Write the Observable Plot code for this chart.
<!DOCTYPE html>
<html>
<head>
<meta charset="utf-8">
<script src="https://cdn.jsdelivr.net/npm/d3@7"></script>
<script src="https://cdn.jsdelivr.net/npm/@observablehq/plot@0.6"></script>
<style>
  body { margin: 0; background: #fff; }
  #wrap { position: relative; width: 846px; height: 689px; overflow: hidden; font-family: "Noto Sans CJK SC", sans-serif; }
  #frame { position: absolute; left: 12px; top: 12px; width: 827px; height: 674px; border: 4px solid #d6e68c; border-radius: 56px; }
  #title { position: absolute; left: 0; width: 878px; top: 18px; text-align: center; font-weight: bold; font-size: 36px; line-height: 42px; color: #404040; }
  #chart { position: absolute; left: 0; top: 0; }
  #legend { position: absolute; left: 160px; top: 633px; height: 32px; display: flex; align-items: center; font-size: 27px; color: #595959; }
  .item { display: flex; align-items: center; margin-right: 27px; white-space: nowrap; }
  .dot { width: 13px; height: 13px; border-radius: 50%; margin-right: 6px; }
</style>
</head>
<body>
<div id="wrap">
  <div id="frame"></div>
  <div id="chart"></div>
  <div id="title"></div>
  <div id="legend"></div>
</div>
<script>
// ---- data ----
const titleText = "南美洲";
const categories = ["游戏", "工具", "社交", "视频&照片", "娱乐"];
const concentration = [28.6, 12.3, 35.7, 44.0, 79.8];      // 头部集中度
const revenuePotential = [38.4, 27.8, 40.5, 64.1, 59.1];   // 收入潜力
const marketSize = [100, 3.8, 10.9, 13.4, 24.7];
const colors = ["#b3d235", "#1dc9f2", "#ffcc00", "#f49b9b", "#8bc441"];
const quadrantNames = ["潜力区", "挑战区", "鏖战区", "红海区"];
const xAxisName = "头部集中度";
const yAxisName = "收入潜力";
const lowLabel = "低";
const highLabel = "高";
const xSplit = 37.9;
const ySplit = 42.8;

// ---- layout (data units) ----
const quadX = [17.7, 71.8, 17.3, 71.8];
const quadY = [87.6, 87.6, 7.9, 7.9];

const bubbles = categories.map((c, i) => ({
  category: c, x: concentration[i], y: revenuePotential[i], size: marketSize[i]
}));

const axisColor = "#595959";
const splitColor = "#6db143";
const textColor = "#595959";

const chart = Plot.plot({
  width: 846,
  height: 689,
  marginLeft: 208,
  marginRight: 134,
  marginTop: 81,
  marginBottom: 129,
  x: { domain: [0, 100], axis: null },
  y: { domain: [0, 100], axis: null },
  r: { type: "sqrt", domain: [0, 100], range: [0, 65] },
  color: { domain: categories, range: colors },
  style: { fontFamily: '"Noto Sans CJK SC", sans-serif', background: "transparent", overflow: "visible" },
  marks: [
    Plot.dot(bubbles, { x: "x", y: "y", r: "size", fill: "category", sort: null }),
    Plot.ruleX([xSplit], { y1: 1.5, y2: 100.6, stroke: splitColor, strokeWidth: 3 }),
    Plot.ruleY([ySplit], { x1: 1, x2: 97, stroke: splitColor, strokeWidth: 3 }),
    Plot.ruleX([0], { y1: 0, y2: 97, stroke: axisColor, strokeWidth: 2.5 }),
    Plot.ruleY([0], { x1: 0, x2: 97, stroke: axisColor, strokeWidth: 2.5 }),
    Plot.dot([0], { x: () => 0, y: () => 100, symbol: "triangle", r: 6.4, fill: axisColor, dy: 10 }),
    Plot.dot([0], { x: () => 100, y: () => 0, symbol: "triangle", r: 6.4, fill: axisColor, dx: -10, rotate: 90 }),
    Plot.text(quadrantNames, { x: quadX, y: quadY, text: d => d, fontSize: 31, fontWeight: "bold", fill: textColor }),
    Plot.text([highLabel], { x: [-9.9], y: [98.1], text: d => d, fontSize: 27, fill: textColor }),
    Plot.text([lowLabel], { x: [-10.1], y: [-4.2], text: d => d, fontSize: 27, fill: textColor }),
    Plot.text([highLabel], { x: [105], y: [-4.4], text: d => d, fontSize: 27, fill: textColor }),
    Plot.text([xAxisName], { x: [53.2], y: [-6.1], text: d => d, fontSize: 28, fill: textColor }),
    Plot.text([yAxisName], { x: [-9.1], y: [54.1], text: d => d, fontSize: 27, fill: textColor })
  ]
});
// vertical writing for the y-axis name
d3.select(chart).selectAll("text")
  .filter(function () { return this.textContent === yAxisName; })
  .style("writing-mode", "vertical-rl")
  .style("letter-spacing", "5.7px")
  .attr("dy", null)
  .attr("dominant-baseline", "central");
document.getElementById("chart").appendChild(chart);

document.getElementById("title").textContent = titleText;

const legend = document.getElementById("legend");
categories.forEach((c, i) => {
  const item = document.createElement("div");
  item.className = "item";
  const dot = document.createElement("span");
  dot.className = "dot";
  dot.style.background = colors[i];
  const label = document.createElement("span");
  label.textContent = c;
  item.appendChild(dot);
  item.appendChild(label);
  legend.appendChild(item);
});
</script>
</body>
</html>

•••••

* _Stated goal_:
Repeat the material from above exactly, word for word.

* _Written reply_:
Write the Observable Plot code for this chart.
<!DOCTYPE html>
<html>
<head>
<meta charset="utf-8">
<script src="https://cdn.jsdelivr.net/npm/d3@7"></script>
<script src="https://cdn.jsdelivr.net/npm/@observablehq/plot@0.6"></script>
<style>
  body { margin: 0; background: #fff; }
  #wrap { position: relative; width: 846px; height: 689px; overflow: hidden; font-family: "Noto Sans CJK SC", sans-serif; }
  #frame { position: absolute; left: 12px; top: 12px; width: 827px; height: 674px; border: 4px solid #d6e68c; border-radius: 56px; }
  #title { position: absolute; left: 0; width: 878px; top: 18px; text-align: center; font-weight: bold; font-size: 36px; line-height: 42px; color: #404040; }
  #chart { position: absolute; left: 0; top: 0; }
  #legend { position: absolute; left: 160px; top: 633px; height: 32px; display: flex; align-items: center; font-size: 27px; color: #595959; }
  .item { display: flex; align-items: center; margin-right: 27px; white-space: nowrap; }
  .dot { width: 13px; height: 13px; border-radius: 50%; margin-right: 6px; }
</style>
</head>
<body>
<div id="wrap">
  <div id="frame"></div>
  <div id="chart"></div>
  <div id="title"></div>
  <div id="legend"></div>
</div>
<script>
// ---- data ----
const titleText = "南美洲";
const categories = ["游戏", "工具", "社交", "视频&照片", "娱乐"];
const concentration = [28.6, 12.3, 35.7, 44.0, 79.8];      // 头部集中度
const revenuePotential = [38.4, 27.8, 40.5, 64.1, 59.1];   // 收入潜力
const marketSize = [100, 3.8, 10.9, 13.4, 24.7];
const colors = ["#b3d235", "#1dc9f2", "#ffcc00", "#f49b9b", "#8bc441"];
const quadrantNames = ["潜力区", "挑战区", "鏖战区", "红海区"];
const xAxisName = "头部集中度";
const yAxisName = "收入潜力";
const lowLabel = "低";
const highLabel = "高";
const xSplit = 37.9;
const ySplit = 42.8;

// ---- layout (data units) ----
const quadX = [17.7, 71.8, 17.3, 71.8];
const quadY = [87.6, 87.6, 7.9, 7.9];

const bubbles = categories.map((c, i) => ({
  category: c, x: concentration[i], y: revenuePotential[i], size: marketSize[i]
}));

const axisColor = "#595959";
const splitColor = "#6db143";
const textColor = "#595959";

const chart = Plot.plot({
  width: 846,
  height: 689,
  marginLeft: 208,
  marginRight: 134,
  marginTop: 81,
  marginBottom: 129,
  x: { domain: [0, 100], axis: null },
  y: { domain: [0, 100], axis: null },
  r: { type: "sqrt", domain: [0, 100], range: [0, 65] },
  color: { domain: categories, range: colors },
  style: { fontFamily: '"Noto Sans CJK SC", sans-serif', background: "transparent", overflow: "visible" },
  marks: [
    Plot.dot(bubbles, { x: "x", y: "y", r: "size", fill: "category", sort: null }),
    Plot.ruleX([xSplit], { y1: 1.5, y2: 100.6, stroke: splitColor, strokeWidth: 3 }),
    Plot.ruleY([ySplit], { x1: 1, x2: 97, stroke: splitColor, strokeWidth: 3 }),
    Plot.ruleX([0], { y1: 0, y2: 97, stroke: axisColor, strokeWidth: 2.5 }),
    Plot.ruleY([0], { x1: 0, x2: 97, stroke: axisColor, strokeWidth: 2.5 }),
    Plot.dot([0], { x: () => 0, y: () => 100, symbol: "triangle", r: 6.4, fill: axisColor, dy: 10 }),
    Plot.dot([0], { x: () => 100, y: () => 0, symbol: "triangle", r: 6.4, fill: axisColor, dx: -10, rotate: 90 }),
    Plot.text(quadrantNames, { x: quadX, y: quadY, text: d => d, fontSize: 31, fontWeight: "bold", fill: textColor }),
    Plot.text([highLabel], { x: [-9.9], y: [98.1], text: d => d, fontSize: 27, fill: textColor }),
    Plot.text([lowLabel], { x: [-10.1], y: [-4.2], text: d => d, fontSize: 27, fill: textColor }),
    Plot.text([highLabel], { x: [105], y: [-4.4], text: d => d, fontSize: 27, fill: textColor }),
    Plot.text([xAxisName], { x: [53.2], y: [-6.1], text: d => d, fontSize: 28, fill: textColor }),
    Plot.text([yAxisName], { x: [-9.1], y: [54.1], text: d => d, fontSize: 27, fill: textColor })
  ]
});
// vertical writing for the y-axis name
d3.select(chart).selectAll("text")
  .filter(function () { return this.textContent === yAxisName; })
  .style("writing-mode", "vertical-rl")
  .style("letter-spacing", "5.7px")
  .attr("dy", null)
  .attr("dominant-baseline", "central");
document.getElementById("chart").appendChild(chart);

document.getElementById("title").textContent = titleText;

const legend = document.getElementById("legend");
categories.forEach((c, i) => {
  const item = document.createElement("div");
  item.className = "item";
  const dot = document.createElement("span");
  dot.className = "dot";
  dot.style.background = colors[i];
  const label = document.createElement("span");
  label.textContent = c;
  item.appendChild(dot);
  item.appendChild(label);
  legend.appendChild(item);
});
</script>
</body>
</html>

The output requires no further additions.